9. The rechargeable battery of claim 7, wherein the protruded portion of the safety device has a streamline cross-section structure.

10. The rechargeable battery of claim 1, wherein the protruded portion of the safety device is extended in a first direction on the safety device.

11. The rechargeable battery of claim 10, wherein the protruded portion of the safety device has a maximum thickness at the center of the first direction and a minimum thickness at either end of the first direction.

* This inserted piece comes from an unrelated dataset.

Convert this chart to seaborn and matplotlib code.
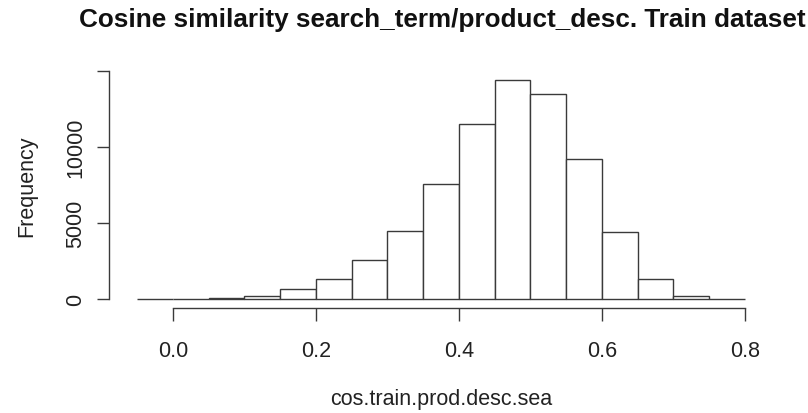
import matplotlib
matplotlib.use("Agg")
import matplotlib.pyplot as plt
import seaborn as sns
import numpy as np
import pandas as pd

# Bin edges (width 0.05) and counts
bin_edges = [-0.05, 0.0, 0.05, 0.10, 0.15, 0.20, 0.25, 0.30, 0.35, 0.40,
             0.45, 0.50, 0.55, 0.60, 0.65, 0.70, 0.75, 0.80]
counts = [0, 20, 90, 240, 680, 1360, 2560, 4460, 7580, 11490,
          14430, 13510, 9210, 4450, 1340, 200, 10]
x_ticks = [0.0, 0.2, 0.4, 0.6, 0.8]
x_tick_labels = ["0.0", "0.2", "0.4", "0.6", "0.8"]
y_ticks = [0, 5000, 10000, 15000]
y_tick_labels = ["0", "5000", "10000", ""]

title = "Cosine similarity search_term/product_desc. Train dataset"
xlabel = "cos.train.prod.desc.sea"
ylabel = "Frequency"

sns.set_style("white")
plt.rcParams['font.family'] = ['Liberation Sans', 'DejaVu Sans']

df = pd.DataFrame({
    "x": [(bin_edges[i] + bin_edges[i + 1]) / 2 for i in range(len(counts))],
    "w": counts,
})

fig = plt.figure(figsize=(8.08, 4.14), dpi=100)
ax = fig.add_axes([113 / 808, 1 - 309.4 / 414, (769 - 113) / 808, (309.4 - 62.9) / 414])

edge = "#3a3a3a"
sns.histplot(data=df, x="x", weights="w", bins=bin_edges, ax=ax,
             color="white", edgecolor=edge, linewidth=1.0, alpha=1.0)

ax.set_xlim(-0.084, 0.834)
ax.set_ylim(-600, 15600)

for s in ["top", "right"]:
    ax.spines[s].set_visible(False)
ax.spines["left"].set_bounds(0, 15000)
ax.spines["bottom"].set_bounds(0, 0.8)
ax.spines["left"].set_position(("outward", 3))
for s in ["left", "bottom"]:
    ax.spines[s].set_color(edge)
    ax.spines[s].set_linewidth(1.0)

ax.set_xticks(x_ticks)
ax.set_xticklabels(x_tick_labels)
ax.set_yticks(y_ticks)
ax.set_yticklabels(y_tick_labels, rotation=90, va="center")
ax.tick_params(axis="both", which="both", direction="out", length=9, width=1.0,
               color=edge, labelsize=15.5, labelcolor="#222222", left=True, bottom=True)
ax.tick_params(axis="x", pad=14)
ax.tick_params(axis="y", pad=7.5)

ax.set_xlabel(xlabel, fontsize=15.5, color="#222222", labelpad=19)
ax.set_ylabel(ylabel, fontsize=15.5, color="#222222", labelpad=20)
ax.grid(False)

fig.text(442 / 808, 1 - 20 / 414, title, ha="center", va="center",
         fontsize=18.8, fontweight="bold", color="#111111")

fig.savefig("out.png", dpi=100)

12. The rechargeable battery of claim 1, wherein the protruded portion of the safety device comprises:

a plurality of first protruded lines, separated from each other in a first direction on the safety device and extended in a second direction on the safety device, intersecting the first direction; and

a plurality of second protruded lines, separated from each other in the second direction on the safety device and extended in the first direction on the safety device, wherein the second protruded lines crosses the first protruded line.

13. The rechargeable battery of claim 4, wherein the plate portion of the safety device is in close contact with the second insulation member, and

the protruded portion of the safety device is in close contact with the first insulation member.

14. The rechargeable battery of claim 1, wherein the protruded portion of the safety device comprises a first protruded portion on a first surface of the safety device, and a second protruded portion on a second surface of the safety device, facing oppositely away from the first surface.

15. The rechargeable battery of claim 14, further comprising a first insulation member between the electrode assembly and the safety device, and a second insulation member between the safety device and the case.

16. The rechargeable battery of claim 15, wherein the plate portion of the safety device is separated between the first insulation member and the second insulation member.

17. The rechargeable battery of claim 15, wherein the first protruded portion is in close contact with the first insulation member, and the second protruded portion is in close contact with the second insulation member.